Brothers Albert and David Maysles, who died in 2015 and 1987 respectively, were masters of cinéma vérité, and the “fly on the wall” approach pioneered by Albert. It’s one I’ve tried to apply to my journalism, in service of the goal of letting the subject come through so vividly that the media maker practically disappears into the work.

Gimme Shelter — which follows the Rolling Stones from outset of their 1969 US tour through its horrific culmination, with a Hells Angel stabbing Meredith Hunter at the disastrous Altamont concert in northern California — includes no interviews or narration, mostly just the cameras clinging to concert performances, hotel rooms, press conferences and legal negotiations leading up to the unfolding tragedy.
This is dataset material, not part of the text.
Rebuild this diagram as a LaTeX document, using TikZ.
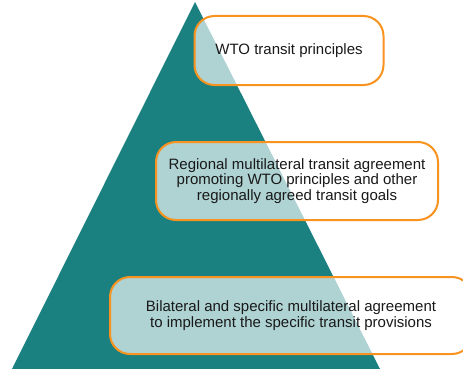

Yet ironically, the footage that cuts through the Rolling Stones’ artifice — Mick Jagger prancing and preening onstage, directing a promotional photo shoot and making glib pronouncements at press conferences — are revealing scenes that can best be described as “playbacks.” In contrast to the charismatic prophet of sexual libertinism onstage, Jagger the bandleader reviewing the gruesome footage is more deliberate and guarded. His intense gaze reveals mortification, smoldering anger and calculating self-awareness all at the same time before he says, “That’s enough,” and walks out.

A more transcendent moment comes when the cameras capture the band listening to the playback of “Wild Horses” at the legendary Muscle Shoals Sound Studios in Alabama, with Keith Richards sprawled out, eyes closed, possessed by the song in what can only be described as a state of blissful oblivion. The camera comes in for a tight focus on his face — he’s nodding and mouthing the lyrics — and then zooms down his pant leg to his worn snakeskin boots tapping out the rhythm.

Incidentally, Gimme Shelter provides one of the most unflattering portrayals of my favorite band, the Grateful Dead. The Dead, by some accounts, recommended that the Stones hire the Angels as security for the concert. The footage briefly shows Jerry Garcia (whose demeanor seems small and mole-like in the film, according to my friend Matt) and Phil Lesh making their way across the festival grounds. “Hells Angels are doing beating on musicians?” Lesh asks, in not the most communal spirit. “It doesn’t seem right, man.”

The footage of the festival itself — an apocalyptic scene of chopped-out bikes roaring through clusters of hippies in the desert and bikers wildly swinging sticks at concertgoers — is the ultimate depiction of a collective bad trip. The scenes of volunteers crawling over the landscape just before dawn with sound equipment, beer, even a mattress, seem almost Biblical, and then just before the closing credits, one sees human forms staggering away, almost seeming to cling to the earth like scurrying crabs, primordial creatures coughed up from the depths of hell.